>> start DATA EXCERPT

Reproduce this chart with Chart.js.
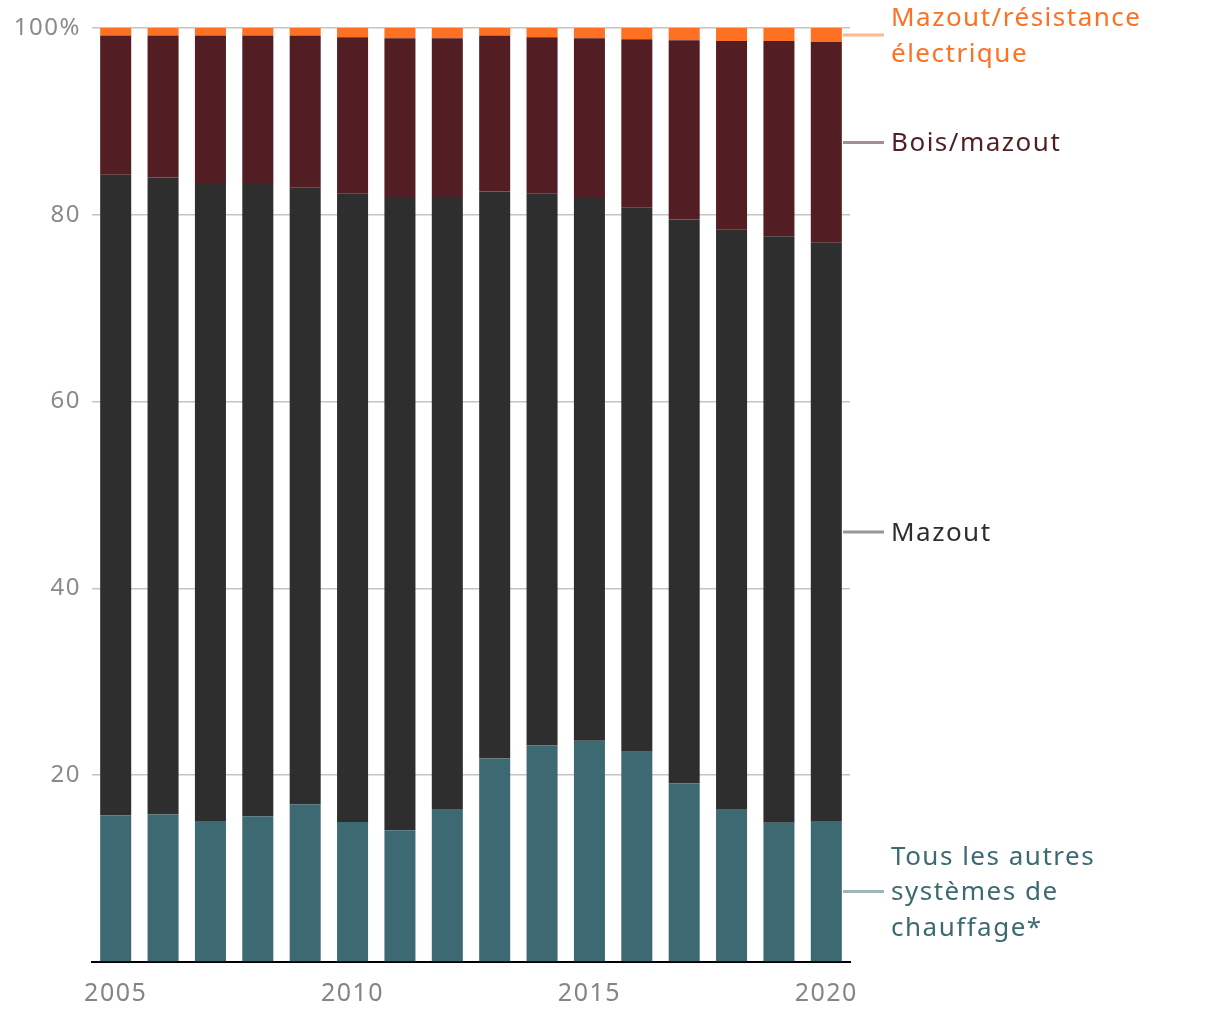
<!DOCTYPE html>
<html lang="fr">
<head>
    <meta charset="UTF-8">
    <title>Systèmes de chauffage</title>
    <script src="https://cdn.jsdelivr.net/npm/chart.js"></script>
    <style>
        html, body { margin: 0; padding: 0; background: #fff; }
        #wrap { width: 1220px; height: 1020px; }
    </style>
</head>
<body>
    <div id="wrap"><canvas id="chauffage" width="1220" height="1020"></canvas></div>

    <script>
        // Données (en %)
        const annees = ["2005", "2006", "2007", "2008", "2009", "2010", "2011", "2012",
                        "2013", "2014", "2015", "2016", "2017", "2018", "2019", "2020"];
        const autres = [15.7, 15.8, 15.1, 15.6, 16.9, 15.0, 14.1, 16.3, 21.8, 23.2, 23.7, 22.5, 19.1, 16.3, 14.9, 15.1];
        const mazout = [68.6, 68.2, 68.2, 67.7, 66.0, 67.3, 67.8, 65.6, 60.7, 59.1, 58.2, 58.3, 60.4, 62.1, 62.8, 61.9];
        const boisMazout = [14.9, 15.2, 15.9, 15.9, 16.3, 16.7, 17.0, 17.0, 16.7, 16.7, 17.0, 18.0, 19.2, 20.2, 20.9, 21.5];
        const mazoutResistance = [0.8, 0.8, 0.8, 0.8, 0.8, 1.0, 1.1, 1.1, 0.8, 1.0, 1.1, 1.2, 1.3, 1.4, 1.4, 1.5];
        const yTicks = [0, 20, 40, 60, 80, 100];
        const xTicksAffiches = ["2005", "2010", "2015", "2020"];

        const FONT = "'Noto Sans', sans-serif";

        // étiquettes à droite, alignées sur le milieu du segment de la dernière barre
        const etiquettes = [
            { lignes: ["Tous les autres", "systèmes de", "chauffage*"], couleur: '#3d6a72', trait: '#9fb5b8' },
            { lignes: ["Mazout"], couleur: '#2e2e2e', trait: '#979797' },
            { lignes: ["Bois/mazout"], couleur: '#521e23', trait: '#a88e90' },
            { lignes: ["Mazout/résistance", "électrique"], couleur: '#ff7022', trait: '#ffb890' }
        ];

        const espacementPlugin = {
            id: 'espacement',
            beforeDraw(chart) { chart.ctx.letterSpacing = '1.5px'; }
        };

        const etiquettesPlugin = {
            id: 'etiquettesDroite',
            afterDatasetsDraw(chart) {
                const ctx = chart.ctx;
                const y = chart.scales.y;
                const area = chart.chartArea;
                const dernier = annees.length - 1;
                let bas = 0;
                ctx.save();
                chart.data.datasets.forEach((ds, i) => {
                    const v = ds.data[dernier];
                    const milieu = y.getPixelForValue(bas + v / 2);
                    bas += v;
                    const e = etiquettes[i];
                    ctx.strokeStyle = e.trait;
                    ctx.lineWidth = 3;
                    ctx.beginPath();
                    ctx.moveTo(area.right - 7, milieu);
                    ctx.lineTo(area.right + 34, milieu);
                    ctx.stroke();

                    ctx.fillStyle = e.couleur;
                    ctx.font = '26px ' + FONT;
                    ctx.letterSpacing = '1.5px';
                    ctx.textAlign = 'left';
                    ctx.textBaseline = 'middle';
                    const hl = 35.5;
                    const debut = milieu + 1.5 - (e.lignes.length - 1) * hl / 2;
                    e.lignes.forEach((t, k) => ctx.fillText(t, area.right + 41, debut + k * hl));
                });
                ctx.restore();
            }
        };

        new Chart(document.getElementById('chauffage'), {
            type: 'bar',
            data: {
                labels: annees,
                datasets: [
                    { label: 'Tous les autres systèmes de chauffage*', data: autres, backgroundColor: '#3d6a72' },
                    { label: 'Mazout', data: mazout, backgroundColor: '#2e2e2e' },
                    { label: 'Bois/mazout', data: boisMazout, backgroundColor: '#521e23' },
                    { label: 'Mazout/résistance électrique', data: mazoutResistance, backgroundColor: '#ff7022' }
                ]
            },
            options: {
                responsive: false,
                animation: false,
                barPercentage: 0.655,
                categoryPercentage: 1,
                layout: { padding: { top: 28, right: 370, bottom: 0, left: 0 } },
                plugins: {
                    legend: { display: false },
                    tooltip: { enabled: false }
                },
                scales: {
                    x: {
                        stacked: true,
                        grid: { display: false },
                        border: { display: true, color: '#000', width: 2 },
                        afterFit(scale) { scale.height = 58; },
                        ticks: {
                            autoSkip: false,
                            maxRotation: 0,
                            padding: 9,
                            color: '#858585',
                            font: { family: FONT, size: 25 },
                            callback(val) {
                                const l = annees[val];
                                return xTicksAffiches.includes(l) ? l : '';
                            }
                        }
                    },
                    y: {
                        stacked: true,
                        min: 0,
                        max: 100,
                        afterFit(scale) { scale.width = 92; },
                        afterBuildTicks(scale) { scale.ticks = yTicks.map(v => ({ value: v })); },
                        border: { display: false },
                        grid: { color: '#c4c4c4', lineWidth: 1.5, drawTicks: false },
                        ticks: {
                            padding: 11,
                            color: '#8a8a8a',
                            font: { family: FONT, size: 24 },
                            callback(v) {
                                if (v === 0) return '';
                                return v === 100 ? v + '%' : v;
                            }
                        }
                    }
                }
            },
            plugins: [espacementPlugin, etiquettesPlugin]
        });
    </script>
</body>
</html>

>> end DATA EXCERPT

> _WHAT IS REQUIRED_: Write out the full listing verbatim, excluding its pictures.

> _EXERCISE RESPONSE_:
Reproduce this chart with Chart.js.
<!DOCTYPE html>
<html lang="fr">
<head>
    <meta charset="UTF-8">
    <title>Systèmes de chauffage</title>
    <script src="https://cdn.jsdelivr.net/npm/chart.js"></script>
    <style>
        html, body { margin: 0; padding: 0; background: #fff; }
        #wrap { width: 1220px; height: 1020px; }
    </style>
</head>
<body>
    <div id="wrap"><canvas id="chauffage" width="1220" height="1020"></canvas></div>

    <script>
        // Données (en %)
        const annees = ["2005", "2006", "2007", "2008", "2009", "2010", "2011", "2012",
                        "2013", "2014", "2015", "2016", "2017", "2018", "2019", "2020"];
        const autres = [15.7, 15.8, 15.1, 15.6, 16.9, 15.0, 14.1, 16.3, 21.8, 23.2, 23.7, 22.5, 19.1, 16.3, 14.9, 15.1];
        const mazout = [68.6, 68.2, 68.2, 67.7, 66.0, 67.3, 67.8, 65.6, 60.7, 59.1, 58.2, 58.3, 60.4, 62.1, 62.8, 61.9];
        const boisMazout = [14.9, 15.2, 15.9, 15.9, 16.3, 16.7, 17.0, 17.0, 16.7, 16.7, 17.0, 18.0, 19.2, 20.2, 20.9, 21.5];
        const mazoutResistance = [0.8, 0.8, 0.8, 0.8, 0.8, 1.0, 1.1, 1.1, 0.8, 1.0, 1.1, 1.2, 1.3, 1.4, 1.4, 1.5];
        const yTicks = [0, 20, 40, 60, 80, 100];
        const xTicksAffiches = ["2005", "2010", "2015", "2020"];

        const FONT = "'Noto Sans', sans-serif";

        // étiquettes à droite, alignées sur le milieu du segment de la dernière barre
        const etiquettes = [
            { lignes: ["Tous les autres", "systèmes de", "chauffage*"], couleur: '#3d6a72', trait: '#9fb5b8' },
            { lignes: ["Mazout"], couleur: '#2e2e2e', trait: '#979797' },
            { lignes: ["Bois/mazout"], couleur: '#521e23', trait: '#a88e90' },
            { lignes: ["Mazout/résistance", "électrique"], couleur: '#ff7022', trait: '#ffb890' }
        ];

        const espacementPlugin = {
            id: 'espacement',
            beforeDraw(chart) { chart.ctx.letterSpacing = '1.5px'; }
        };

        const etiquettesPlugin = {
            id: 'etiquettesDroite',
            afterDatasetsDraw(chart) {
                const ctx = chart.ctx;
                const y = chart.scales.y;
                const area = chart.chartArea;
                const dernier = annees.length - 1;
                let bas = 0;
                ctx.save();
                chart.data.datasets.forEach((ds, i) => {
                    const v = ds.data[dernier];
                    const milieu = y.getPixelForValue(bas + v / 2);
                    bas += v;
                    const e = etiquettes[i];
                    ctx.strokeStyle = e.trait;
                    ctx.lineWidth = 3;
                    ctx.beginPath();
                    ctx.moveTo(area.right - 7, milieu);
                    ctx.lineTo(area.right + 34, milieu);
                    ctx.stroke();

                    ctx.fillStyle = e.couleur;
                    ctx.font = '26px ' + FONT;
                    ctx.letterSpacing = '1.5px';
                    ctx.textAlign = 'left';
                    ctx.textBaseline = 'middle';
                    const hl = 35.5;
                    const debut = milieu + 1.5 - (e.lignes.length - 1) * hl / 2;
                    e.lignes.forEach((t, k) => ctx.fillText(t, area.right + 41, debut + k * hl));
                });
                ctx.restore();
            }
        };

        new Chart(document.getElementById('chauffage'), {
            type: 'bar',
            data: {
                labels: annees,
                datasets: [
                    { label: 'Tous les autres systèmes de chauffage*', data: autres, backgroundColor: '#3d6a72' },
                    { label: 'Mazout', data: mazout, backgroundColor: '#2e2e2e' },
                    { label: 'Bois/mazout', data: boisMazout, backgroundColor: '#521e23' },
                    { label: 'Mazout/résistance électrique', data: mazoutResistance, backgroundColor: '#ff7022' }
                ]
            },
            options: {
                responsive: false,
                animation: false,
                barPercentage: 0.655,
                categoryPercentage: 1,
                layout: { padding: { top: 28, right: 370, bottom: 0, left: 0 } },
                plugins: {
                    legend: { display: false },
                    tooltip: { enabled: false }
                },
                scales: {
                    x: {
                        stacked: true,
                        grid: { display: false },
                        border: { display: true, color: '#000', width: 2 },
                        afterFit(scale) { scale.height = 58; },
                        ticks: {
                            autoSkip: false,
                            maxRotation: 0,
                            padding: 9,
                            color: '#858585',
                            font: { family: FONT, size: 25 },
                            callback(val) {
                                const l = annees[val];
                                return xTicksAffiches.includes(l) ? l : '';
                            }
                        }
                    },
                    y: {
                        stacked: true,
                        min: 0,
                        max: 100,
                        afterFit(scale) { scale.width = 92; },
                        afterBuildTicks(scale) { scale.ticks = yTicks.map(v => ({ value: v })); },
                        border: { display: false },
                        grid: { color: '#c4c4c4', lineWidth: 1.5, drawTicks: false },
                        ticks: {
                            padding: 11,
                            color: '#8a8a8a',
                            font: { family: FONT, size: 24 },
                            callback(v) {
                                if (v === 0) return '';
                                return v === 100 ? v + '%' : v;
                            }
                        }
                    }
                }
            },
            plugins: [espacementPlugin, etiquettesPlugin]
        });
    </script>
</body>
</html>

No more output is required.